En somme, un formateur ou coach certifié ne se contente pas de transmettre du contenu ; il accompagne, évalue et inspire les entrepreneurs, avec des méthodes pédagogiques reconnues et des pratiques éthiques irréprochables.
Proposition d’un référentiel national pour les formateurs et coachs
Pour professionnaliser ce métier, il est urgent d’instaurer un Référentiel National de Qualification, articulé autour de trois niveaux :
1. Niveau 1 : Facilitateur en entrepreneuriat
- Compétences : animation d’ateliers, maîtrise d’un module spécifique, pédagogie de base.
- Exigences : 30 heures de formation pédagogique + validation d’au moins une session pratique.
- Certification : Certificat national de Facilitateur en entrepreneuriat.
2. Niveau 2 : Formateur confirmé
- Compétences : conception de programmes complets, évaluation des apprenants, encadrement de projets.
- Exigences : diplôme pertinent ou expérience entrepreneuriale de 3 ans minimum, 60 heures de formation pédagogique, 3 évaluations positives d’apprenants, projet supervisé.
- Certification : Formateur en entrepreneuriat (Niveau 2).
3. Niveau 3 : Coach / Mentor professionnalisé
- Compétences : accompagnement individualisé, suivi post-formation, orientation vers financement et partenariats.
- Exigences : expérience entrepreneuriale avérée (≥5 ans), formation continue en coaching, supervision professionnelle, évaluation continue.
- Certification : Coach professionnel en entrepreneuriat + inscription au registre national.
Chaque certification serait délivrée par l’État via l’ANADEC, sous supervision du Ministère de l’Entrepreneuriat et Développement des PME, et soumise à renouvellement tous les 3 ans pour assurer la mise à jour des compétences.
Le rôle clé des institutions publiques
1. Le Ministère de l’Entrepreneuriat et Développement des PME
- Publier les textes réglementaires d’application de l’ordonnance-loi 2022.
- Définir les standards nationaux et le cadre légal de certification des formateurs/coachs.
2. ANADEC (Agence Nationale de Développement de l’Entrepreneuriat au Congo)
- Piloter la mise en œuvre du référentiel national.
- Délivrer les certifications et tenir le registre national des formateurs et coachs certifiés.
- Contrôler la qualité des programmes et sanctionner les pratiques irrégulières.
3. Les incubateurs et centres de formation privés
- Aligner leurs programmes sur le modèle national.
- Former et recruter uniquement des formateurs certifiés.
- Participer à la supervision et à la formation continue.
Une démarche collective et inclusive
La professionnalisation nécessite une mobilisation collective :
- Une table ronde multipartite réunissant Ministère, ANADEC, incubateurs, universités, associations professionnelles (ex. RECOPEC), partenaires techniques et financiers.

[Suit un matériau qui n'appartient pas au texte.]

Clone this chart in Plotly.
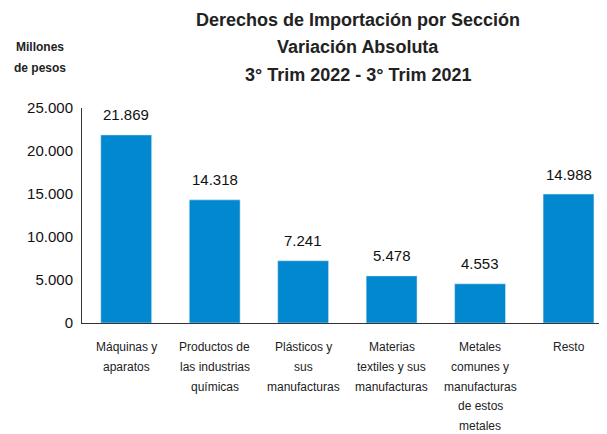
import plotly.graph_objects as go

categories = ["Máquinas y<br>aparatos", "Productos de<br>las industrias<br>químicas",
              "Plásticos y<br>sus<br>manufacturas", "Materias<br>textiles y sus<br>manufacturas",
              "Metales<br>comunes y<br>manufacturas<br>de estos<br>metales", "Resto"]
values = [21869, 14318, 7241, 5478, 4553, 14988]
tick_vals = [0, 5000, 10000, 15000, 20000, 25000]
title_lines = ["Derechos de Importación por Sección", "Variación Absoluta",
               "3° Trim 2022 - 3° Trim 2021"]
unit_lines = ["Millones", "de pesos"]

BAR = "#0288CE"
FONT = "Liberation Sans"

# page has an 8px body margin; work in page pixels and convert
OFF = 8
W, H = 607 - OFF, 434 - OFF
L, T, B = 82 - OFF, 108 - OFF, 111
PW, PH = W - L, H - T - B


def px_x(x):
    return (x - OFF - L) / PW


def px_y(y):
    return (H - B - (y - OFF)) / PH


fig = go.Figure()
fig.add_trace(go.Bar(x=list(range(len(categories))), y=values, marker_color=BAR,
                     width=0.575, hoverinfo="skip"))

for i, v in enumerate(values):
    fig.add_annotation(x=i, y=v, xref="x", yref="y", text=f"{v:,}".replace(",", "."),
                       showarrow=False, yshift=20, yanchor="middle",
                       font=dict(family=FONT, size=15, color="#111"))
for i, c in enumerate(categories):
    for j, line in enumerate(c.split("<br>")):
        fig.add_annotation(x=i, y=px_y(347 + j * 19.8), xref="x", yref="paper", text=line,
                           showarrow=False, yanchor="middle",
                           font=dict(family=FONT, size=12, color="#222"))
for k, t in enumerate(title_lines):
    fig.add_annotation(x=px_x(358), y=px_y(20 + 27.5 * k), xref="paper", yref="paper",
                       text=f"<b>{t}</b>", showarrow=False,
                       font=dict(family=FONT, size=18, color="#222"),
                       xanchor="center", yanchor="middle")
for k, t in enumerate(unit_lines):
    fig.add_annotation(x=px_x(40), y=px_y(47 + 21 * k), xref="paper", yref="paper",
                       text=f"<b>{t}</b>", showarrow=False,
                       font=dict(family=FONT, size=12, color="#222"),
                       xanchor="center", yanchor="middle")

fig.update_layout(
    width=W, height=H,
    margin=dict(l=L, r=0, t=T, b=B),
    plot_bgcolor="white", paper_bgcolor="white",
    separators=",.",
    showlegend=False,
    font=dict(family=FONT, color="#222"),
    xaxis=dict(range=[-0.5, 5.435], showticklabels=False, showline=True,
               linecolor="#333", linewidth=1, ticks="", showgrid=False, zeroline=False),
    yaxis=dict(range=[0, 25000], tickvals=tick_vals, tickformat=",d", showline=True,
               linecolor="#333", linewidth=1, showgrid=False, zeroline=False,
               ticks="", ticklabelstandoff=5,
               tickfont=dict(family=FONT, size=15, color="#111")),
)

fig.write_html("out.html")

- L’adaptation des standards internationaux (ex. cadre européen EQF, certification canadienne) aux réalités locales.
- La prise en compte des jeunes vulnérables et des zones rurales pour assurer l’inclusion.
- La mise en place de mécanismes de suivi, évaluation et revalidation périodiques.
Appel à l’action : former les formateurs pour former les entrepreneurs
L’écosystème entrepreneurial congolais ne peut prospérer que si ceux qui transmettent le savoir sont eux-mêmes compétents et certifiés.
Conclusion : un investissement pour l’avenir
Former les formateurs, c’est investir dans la fondation de l’écosystème entrepreneurial. Une certification nationale garantit non seulement la qualité des formations mais renforce également la confiance dans tout le secteur.
Il est temps que la RDC reconnaisse les formateurs et coachs professionnels comme des piliers stratégiques du développement économique. Sans eux, les jeunes entrepreneurs resteront livrés à l’improvisation et à l’incertitude. Avec eux, le pays peut construire une économie solide, inclusive et durable.
"Former les formateurs, c’est former l’avenir entrepreneurial du Congo".